The Autumn Years: Understanding the Challenges of Aging


Posted on: 09 January 2017 by Jim Raychrudhury

Like growing up, growing older comes with its own unique challenges. From a greater need for specialist care and more frequent doctor visits to mobility and cognitive challenges, elder care comes with its own unique set of problems.

Like growing up, growing older comes with its own unique challenges. From a greater need for specialist care and more frequent doctor visits to mobility and cognitive challenges, elder care comes with its own unique set of problems. 
However, taking the time to understand some of the biggest issues that seniors face as they age can help significantly with preparation to deal with the hurdles that lie ahead - and make life easier and more comfortable for our elders. Here are five challenges that seniors face in their autumn years.
Mobility Issues
As seniors age, they slow down - partly due to entropy and waning physical strength, and partly due to conditions that mainly affect the elderly such as arthritis, bursitis, and osteoporosis. While such conditions can very often be treated, the impact can be slowed or delayed but not put off indefinitely - and even absent mobility-threatening conditions, seniors simply don't move as quickly as they used to. Mobility problems are one of the top concerns of most people when they think about getting older. 
Mobility challenges can be lessened by working to maintain good health, especially through diet and exercise.

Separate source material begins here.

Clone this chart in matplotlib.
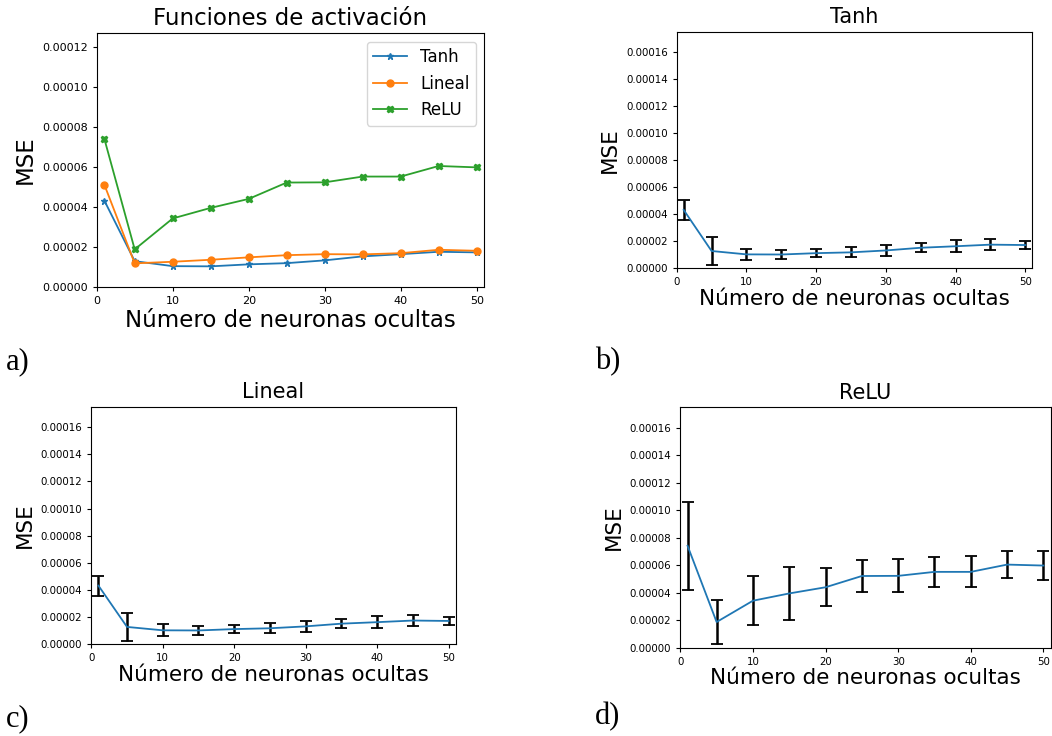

Older adults already experiencing mobility issues can work with physical therapists or personal trainers to increase mobility, and with physicians experienced in elder care. Their friends and family should encourage them to remain as active as possible, and to pay careful attention to their medical care throughout their senior years.
Cognitive Challenges
Memory and learning ability naturally decline with age, and older people tend to experience more cognitive disorders such as dementia and Alzheimer's disease. These challenges frustrate many seniors, especially those who were especially mentally robust in their younger years.  
While many elders who were mentally active in their younger years tend to remain so, greater levels of cognitive activity and social engagement are recommended for seniors, especially those suffering from conditions such as dementia. Intellectually stimulating activities such as puzzles, language learning, and music may lessen the impact of cognitive decline and may slow the onset of dementia-like illnesses. In addition, regular exercise can help to improve cognitive function.
Many older people experience isolation when they get older. The children have long since grown and gone about establishing households and families of their own, their spouse may have passed away, and close friends begin to pass away as well. Isolation can result in depression, cognitive decline, and suicidal ideation. 
Older adults should try to remain actively involved in their community as much as possible. For example, those with specialized skills may choose to teach classes at the local library or community center, or do volunteer work in the community that takes the most advantage of what they can do. Enrolling at a local senior center and attending events there several times a week can address not only social needs but physical and cognitive needs, such as dances, game nights, and the like. The families of elders should also try to visit their elders whenever possible to reduce the level of isolation, and make sure that they are able to get out into their community wherever possible.
Financial Planning
People are living longer and longer, but the challenges of aging have not diminished - particularly for those who require specialist or in-home care. Elders and their family should make it a point to make financial planning a priority both before and during retirement to ensure that the costs of living and health care can be met adequately. Investment returns should be carefully considered, as should regular income - such as Social Security or pension funds - and insurance policies should be very carefully planned and monitored. 
Depression and Grief
Many elders lose their spouses in their autumn years, which can worsen the problems of isolation that so many elders face. The decline of body and mind can result in deep depression, making elders highly vulnerable to the risk of suicide - particularly elderly males. 
Elders and their families must work to safeguard against these dangers by ensuring that both physical and mental health are being looked after. Elders should feel free to communicate their goals for their care to their physician, and their families should encourage them to seek out a mental health professional to assist them in constructively coping with the unique challenges of aging. 
While the challenges seniors face are many, the help of their families and communities can assist them in continuing to live rich and fulfilling lives - all through their autumn years.